Repurposed Libraries & Bookstores
For years, churches staffed inhouse bookstores and libraries to resource members with inspiring ceramic figurines, and copies of the pastor’s self-published book. In their prime, these tiny shops were hubs of activity after each service.
But let’s face it, Amazon has killed your church’s bookstore. In fact, most church members purchase resources from their cell phones during the service and have it delivered before they get home.
These days, leaders are leveraging the bookstore square footage to create additional connecting space for the church.
Student Center Renaissance
Mostly driven by the worship wars, students were once quarantined to the corners of the property to avoid inciting the blue-hairs who loved the organ and despised their loud drums and electric guitars. Twenty-five years ago, the student ministry was the only place you’d hear the modern worship sound.
But once the uncaged drums reach the mainstage, student ministry no longer maintained the modern worship monopoly, and the need for dedicated student ministry space waned. Student Ministers across the country began scrambling for a new identity, as the ministry model fundamentally changed.
In a scramble to reclaim the next generation, you’ll see a renaissance of dedicated student ministry space in the coming years. Leaders will focus the environment on relational connections that include outdoor development complete with nine square, and Gaga Ball.
Bright and Clean Interiors
Remember when dark greys, palette wood, and cave-like design was in vogue? No more. This year will usher in brighter colors with clean and refreshing whites – even for cafes. The gloomy dark wood style is officially out.
Active Shooter Prevention
With the steady rhythm of church shootings plaguing our headlines, it is becoming more evident that the church must be proactive to avert the horrific possibility and terror of an active shooter. In fact, active shooter readiness is beginning to shape how Visioneering’s architectural team thinks about building design and renovation.
These days, it’s imperative that church leaders conduct a ruthless self-evaluation of the church’s design and plan.
Smart & Sophisticated Kids Environments
Think about it. A child’s attention span changes faster than a NASCAR tire in the pit. Investing hundreds of thousands of dollars to convert your kids’ wing into DisneyWorld may give you a buzz for about a year. But it won’t be long until volunteers start to dread wearing those Ranger costumes every Sunday morning. Since church budgets are tight, you’ll be stuck with an expensive, worn-out design until the next capital campaign rolls around.
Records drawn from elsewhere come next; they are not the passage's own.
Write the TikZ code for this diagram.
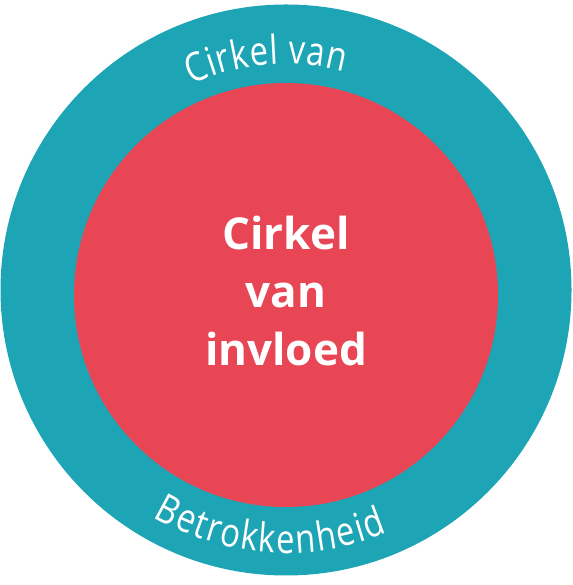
\documentclass[tikz,border=0pt]{standalone}
\usepackage{fontspec}
\setmainfont{Open Sans}
\newfontfamily\ringfont[FakeStretch=0.82]{Open Sans}
\usetikzlibrary{decorations.text}
\definecolor{ringteal}{RGB}{29,165,181}
\definecolor{corered}{RGB}{232,70,84}

\begin{document}
\begin{tikzpicture}[x=1pt, y=1pt]
	\tikzstyle{disc} = [circle, draw=none, inner sep=0pt]
	\tikzstyle{ringtext} = [decorate, decoration={text along path, text align=center, text color=white}]
	
	\useasboundingbox (0,0) rectangle (572,585);
	\node[disc, fill=ringteal, minimum size=571pt] 	at (286,295) 	(outer) 	{};
	\node[disc, fill=corered, minimum size=424pt] 	at (286,290) 	(inner) 	{};
	\node[align=center, text=white, font=\bfseries\fontsize{44}{58}\selectfont] 	at (286,294) 	(label) 	{Cirkel\\van\\invloed};
	
	\path[ringtext, decoration={text={|\ringfont\fontsize{40}{40}\selectfont\kern0.8pt|Cirkel van}}]
		([shift={(151:226pt)}]outer.center) arc (151:39:226pt);
	\path[ringtext, decoration={text={|\ringfont\fontsize{40}{40}\selectfont\kern1.6pt|Betrokkenheid}}]
		([shift={(208:263pt)}]outer.center) arc (208:324:263pt);
\end{tikzpicture}
\end{document}
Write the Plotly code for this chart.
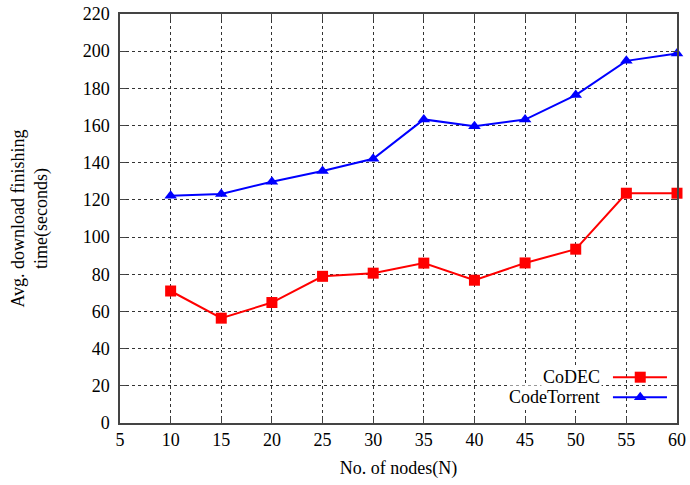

These days, it’s critical to choose an environmental look with a long shelf life and a high level of flexibility.
In the coming years, you’ll notice church children’s spaces beginning to look more like an interactive kids’ museums or children’s hospitals. They’ll start to have a sophisticated clean, flexible, look as opposed to the higher dimensional static theming of the 90s. In fact, you’ll even notice the increased use of simple, readable fonts instead of playful typefaces like comic sans (which, for the record, should never ever be used…ever…under any circumstances).
Yes, you read that right. Wallpaper is making a comeback. I’m sure you imagine that hideous wallpaper in grandma’s house next to that dated 1970’s paneling. Or perhaps you still have PTSD from late-night wallpaper extraction sessions when you vowed never to use wallpaper again.
Get that horrible thought out of your mind. With the development of large graphic printers, custom vinyl wall graphics are becoming a norm in the church world. Sometimes these graphics can even be rotated out regularly to keep the space fresh. In the coming year, you’ll also begin to see textured wallpaper and 3D wall surfaces.